As for “nuclear catastrophe”, it’s easy to think that the danger subsided with the end of the Cold War. That’s not the message from “The New Nuclear Threat”, an article by Jessica Matthews in the same issue of The New York Review of Books (I’ve subscribed for a long time — the subscription is almost worth the price):

In part because of effective deterrence, fear of their destructiveness, and a growing taboo against their use, and in part because of dumb luck, nearly a century has passed without nuclear weapons being used again in conflict. . . . But we are not safer today—quite the reverse. . . . A second nuclear arms race has begun—one that could be more dangerous than the first. . . .
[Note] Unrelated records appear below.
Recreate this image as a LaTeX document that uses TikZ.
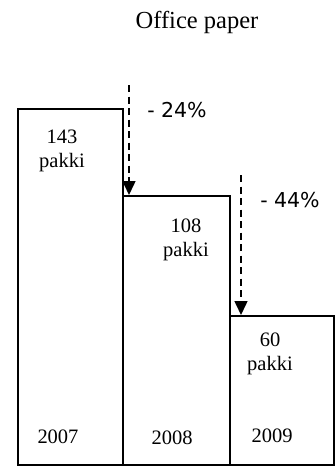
\documentclass[tikz,border=0pt]{standalone}
\usepackage{fontspec}
\setmainfont{Liberation Serif}
\newfontfamily\pctfont{DejaVu Sans}
\usetikzlibrary{arrows.meta}
\begin{document}
\begin{tikzpicture}[x=1pt,y=-1pt,
  bar/.style={draw=black,line width=2pt,rectangle,inner sep=0pt,anchor=north west},
  lab/.style={font=\fontsize{20.5}{23.5}\selectfont,align=center,inner sep=0pt},
  pct/.style={font=\pctfont\fontsize{20.5}{24}\selectfont,inner sep=0pt},
  drop/.style={dashed,dash pattern=on 7pt off 4.5pt,line width=1.5pt,-{Triangle[length=14pt,width=13pt]}}]
\useasboundingbox (0,0) rectangle (336,466);
\node[font=\fontsize{24.5}{28}\selectfont,inner sep=0pt] (title) at (197,22) {Office paper};
\node[bar,minimum width=105pt,minimum height=356pt] (b1) at (17,108) {};
\node[bar,minimum width=107pt,minimum height=269pt] (b2) at (122,195) {};
\node[bar,minimum width=104pt,minimum height=149pt] (b3) at (229,315) {};
\node[lab] (v1) at (62,151) {143\\pakki};
\node[lab] (v2) at (186,240) {108\\pakki};
\node[lab] (v3) at (270,354) {60\\pakki};
\node[lab] (y1) at (58,437) {2007};
\node[lab] (y2) at (172,438) {2008};
\node[lab] (y3) at (272,436) {2009};
\node[pct] (p1) at (177,110) {- 24\%};
\node[pct] (p2) at (290,200) {- 44\%};
\coordinate (s1) at (129,85);
\coordinate (s2) at (241,175);
\draw[drop] (s1) -- (s1 |- b2.north);
\draw[drop] (s2) -- (s2 |- b3.north);
\end{tikzpicture}
\end{document}
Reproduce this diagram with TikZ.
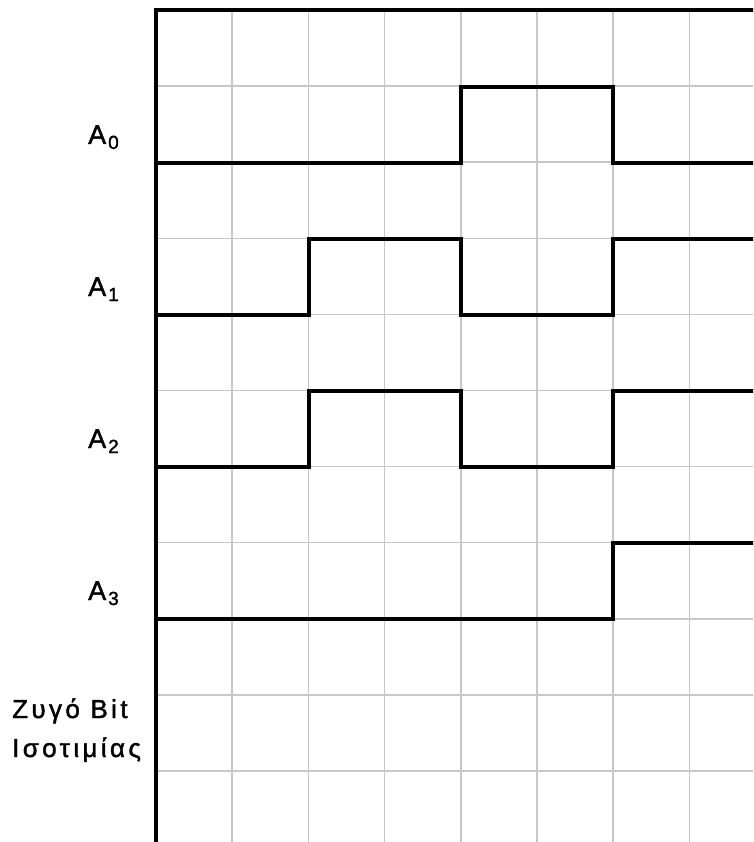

The single step from which profound policy change could flow, domestically and internationally, would be formal endorsement by the five original nuclear powers—the US, Russia, the UK, France, and China—of the Reagan-Gorbachev principle, jointly articulated by the two leaders at their 1985 summit. It states simply, “a nuclear war cannot be won and must never be fought.” International adoption would simultaneously indicate the nuclear powers’ recognition of the rising dangers of nuclear conflict and the need to move toward nuclear forces around the world that are structured for deterrence, not war fighting. . . .  Eventually, these eleven words could underlie the next generation of arms control negotiations, strengthen the global nonproliferation regime, and help short-circuit a second nuclear arms race.

I don’t know if Prof. Lindblom’s old book might help with any of this. I’ll let you know if I finish it.